"Who is this that looks forth like the dawn, fair as the moon, bright as the sun, terrible as an army with banners?"

Saturday, March 16, 2013

March 16, 1863. Fortifying Fairfax Station

"Monday. 16th. Cold but pleasant. There is enough hail on the ground to make it very good sledding. We are going to raise a liberty pole at Head-Quarters to hand out the Garrison flag."~ Diary of Oliver A. Browne, Co. K, 15th Regiment

"In camp near Fairfax Station, VA March 16th, 1863

"... My health is excellent, although my voice has not got its usual timbre, or fullness and seriousness. Week before last I drilled the regiment four successive days and I used it too much. I should not have done it but the Colonel was away and I wanted the practice. ...

"During the last four days I have been engaged in commanding a detail of 600 men engaged in constructing rifle pits for the defense of Fairfax Station. I am engineer and all having made the plans, location, and all else without one visit or direction from the Colonel commanding the Brigade. It is new business, but by the time I get thorough I shall have learned something. I have now about ten days more of work planned out, including four redoubts for artillery. 

"I spent all day Sunday and most of my time evenings until 12 o’clock in making plans and specifications to guide the captains who immediately superintend the men. My outer lines on opposite sides of our camp are two miles apart so I have plenty of horseback exercise. At first it was contemplated to have a new officer detailed each day but after the first day the entire work was placed under my supervision. 

"When completed I shall have three to four miles of rifle pits for the defense of this important place, important because it is the entry point for the supplies of an army holding this section of Virginia.

"I  enclose one of a dozen or so copies of a profile view with measurements of a section of a rifle pit, representing one end of the embankment and ditches if cut down through perpendicularly, the main ditch on the miner side for the protection of the men and the step for them to stand on when firing. ...

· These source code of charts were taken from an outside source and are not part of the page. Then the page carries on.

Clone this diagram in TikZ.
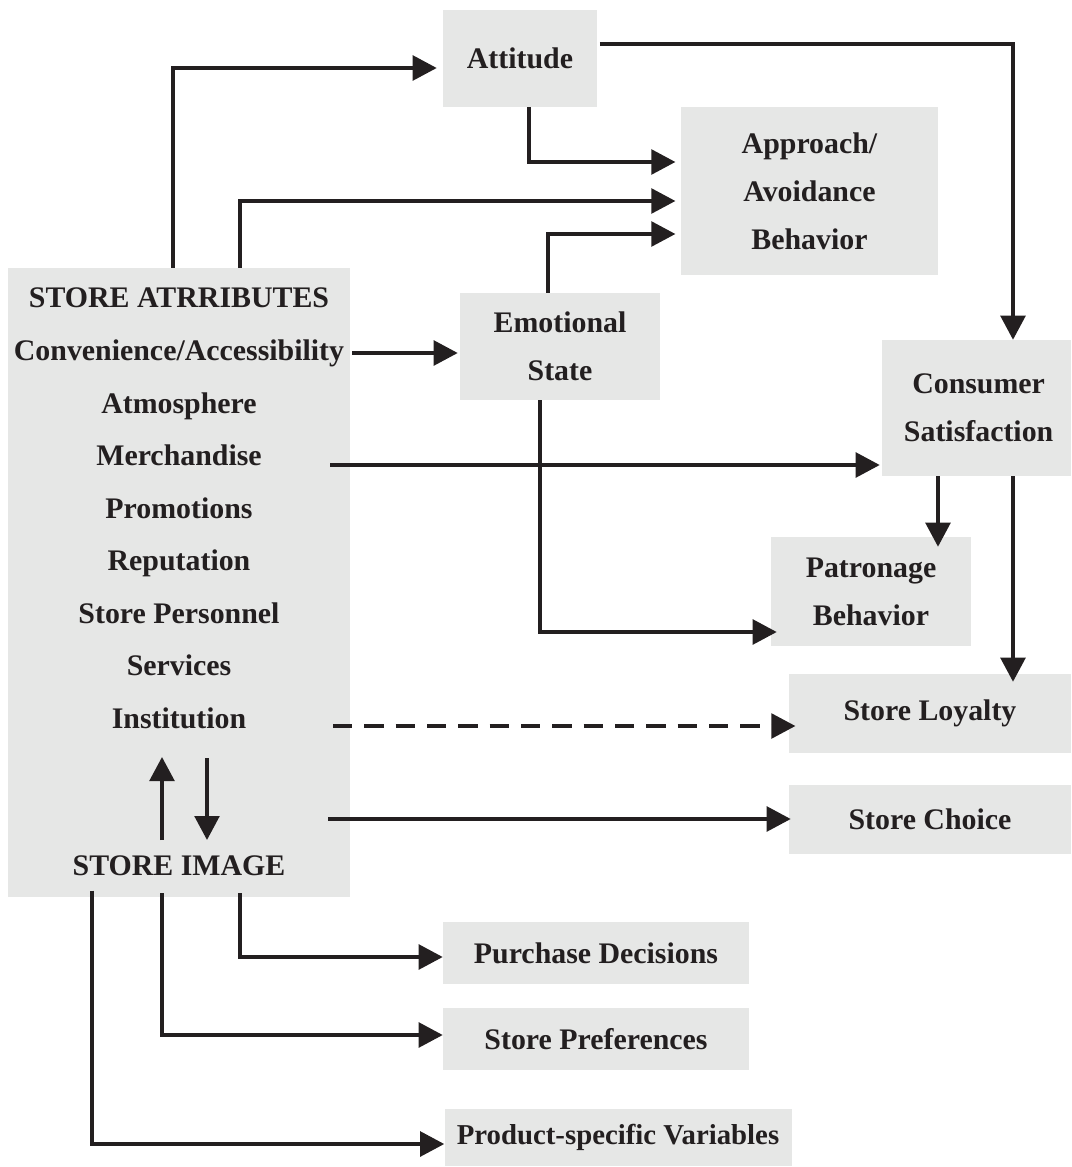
\documentclass[tikz,border=0pt]{standalone}
\usepackage{fontspec}
\setmainfont{Liberation Serif}
\usetikzlibrary{arrows.meta,calc}
\definecolor{boxfill}{RGB}{230,231,230}
\definecolor{ink}{RGB}{35,31,32}

\begin{document}
\begin{tikzpicture}[x=0.75pt,y=-0.75pt,
  txt/.style={font=\fontsize{22.4}{36}\selectfont\bfseries, text=ink},
  box/.style={txt, fill=boxfill, draw=none, inner sep=0pt, align=center},
  wh/.style 2 args={minimum width=#1*0.75pt, minimum height=#2*0.75pt},
  item/.style={txt, anchor=base, inner sep=0pt},
  link/.style={draw=ink, line width=2.6pt, -{Triangle[length=18pt,width=18.5pt]}},
  dashlink/.style={link, dash pattern=on 14.5pt off 9pt}
]
\useasboundingbox (0,0) rectangle (1071,1167);

% boxes
\node[box, wh={154}{97}]  (att)  at (520,58.5)   {Attitude};
\node[box, wh={257}{168}] (app)  at (809.5,191)  {Approach/\\Avoidance\\Behavior};
\node[box, wh={342}{629}] (big)  at (179,582.5)  {};
\node[box, wh={200}{107}] (emo)  at (560,346.5)  {Emotional\\State};
\node[box, wh={189}{136}] (sat)  at (976.5,408)  {\hspace*{8\pgflinewidth}Consumer\\\hspace*{8\pgflinewidth}Satisfaction};
\node[box, wh={200}{109}] (pat)  at (871,591.5)  {Patronage\\Behavior};
\node[box, wh={282}{79}]  (loy)  at (930,713.5)  {Store Loyalty};
\node[box, wh={282}{69}]  (cho)  at (930,819.5)  {Store Choice};
\node[box, wh={306}{62}]  (pur)  at (596,953)    {Purchase Decisions};
\node[box, wh={306}{62}]  (pre)  at (596,1039)   {Store Preferences};
\node[box, wh={347}{57}]  (prod) at (618,1137.5) {\fontsize{21.6}{36}\selectfont Product-specific Variables};

% store attribute list
\node[item] (hdr)  at (179,307) {STORE ATRRIBUTES};
\node[item] (conv) at (179,360) {Convenience/Accessibility};
\node[item] (atm)  at (179,413) {Atmosphere};
\node[item] (mer)  at (179,465) {Merchandise};
\node[item] (pro)  at (179,518) {Promotions};
\node[item] (rep)  at (179,570) {Reputation};
\node[item] (per)  at (179,623) {Store Personnel};
\node[item] (ser)  at (179,675) {Services};
\node[item] (ins)  at (179,728) {Institution};
\node[item] (img)  at (179,875) {STORE IMAGE};

% free ends inside the attribute box
\coordinate (convout) at (352,353);
\coordinate (merout)  at (330,465);
\coordinate (insout)  at (333,726);
\coordinate (choout)  at (328,819);
\coordinate (upfrom)  at (162,840);
\coordinate (upto)    at (162,757);
\coordinate (dnfrom)  at (207,758);
\coordinate (dnto)    at (207,840);

% connectors
\draw[link, shorten >=4.5pt] (big.north -| 173,0) |- (att.west |- 0,68);
\draw[link, shorten >=4pt]   (big.north -| 240,0) |- (app.west |- 0,201);
\draw[link, shorten >=4pt]   (att.south -| 529,0) |- (app.west |- 0,162);
\draw[link, shorten >=4pt]   (emo.north -| 548,0) |- (app.west |- 0,234);
\draw[link, shorten <=2pt]   (att.east |- 0,44) -| (sat.north -| 1013,0);
\draw[link, shorten >=1.5pt] (convout) -- (emo.west |- convout);
\draw[link, shorten >=1.5pt] (merout) -- (sat.west |- merout);
\draw[link, shorten >=-7.5pt] (sat.south -| 938,0) -- (pat.north -| 938,0);
\draw[link, shorten >=-6pt]  (sat.south -| 1013,0) -- (loy.north -| 1013,0);
\draw[link, shorten >=-4.5pt] (emo.south -| 540,0) |- (pat.west |- 0,632);
\draw[dashlink, shorten >=-5pt] (insout) -- (loy.west |- insout);
\draw[link, shorten >=-1.5pt] (choout) -- (cho.west |- choout);
\draw[link] (upfrom) -- (upto);
\draw[link] (dnfrom) -- (dnto);
\draw[link, shorten <=-3pt] (big.south -| 240,0) |- (pur.west |- 0,957);
\draw[link, shorten <=-3pt] (big.south -| 162,0) |- (pre.west |- 0,1035);
\draw[link, shorten <=-5pt] (big.south -| 92,0)  |- (prod.west |- 0,1144);
\end{tikzpicture}
\end{document}
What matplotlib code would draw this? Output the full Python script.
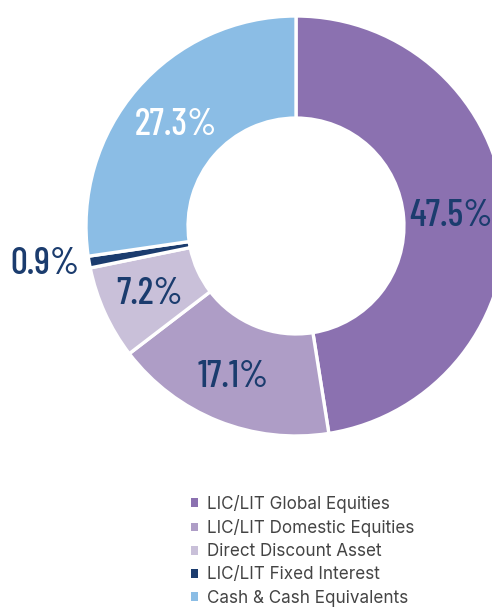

"There is nothing of special interest here yet. Our regiments have not yet been called out, but we are living in a state of preparation for such an event. The rumors of rebel raids, and advances in this direction are not infrequent. There is little doubt that this country is infested with spies. 

"An expedition Saturday night under command of Lt. Vinton captured four citizens one of whom had admitted enough to a supposed confederate but really one of our spies to convict him I think. He will be sent to Washington unless the authorities permit us to try and hang him. He is in close custody.

"...Nothing has as yet been heard of the two Brattleboro boys captured with Gen. Stoughton. All the others including Abner White are quite well and looking finely. Nearly every man in the regiment is healthier than when at home.

"By the way I must not omit writing that yesterday - Sunday - was the most peculiar day of the season. Four inches of fine solid hail fell, and all the afternoon it came in a succession of showers accompanied with sharp lighting and almost continued thunder. It was a novel thunder storm, so very cold and sleety."
~ Lt. Col. Charles Cummings, Sixteenth Regiment, Letter  March 16, 1863. VHS.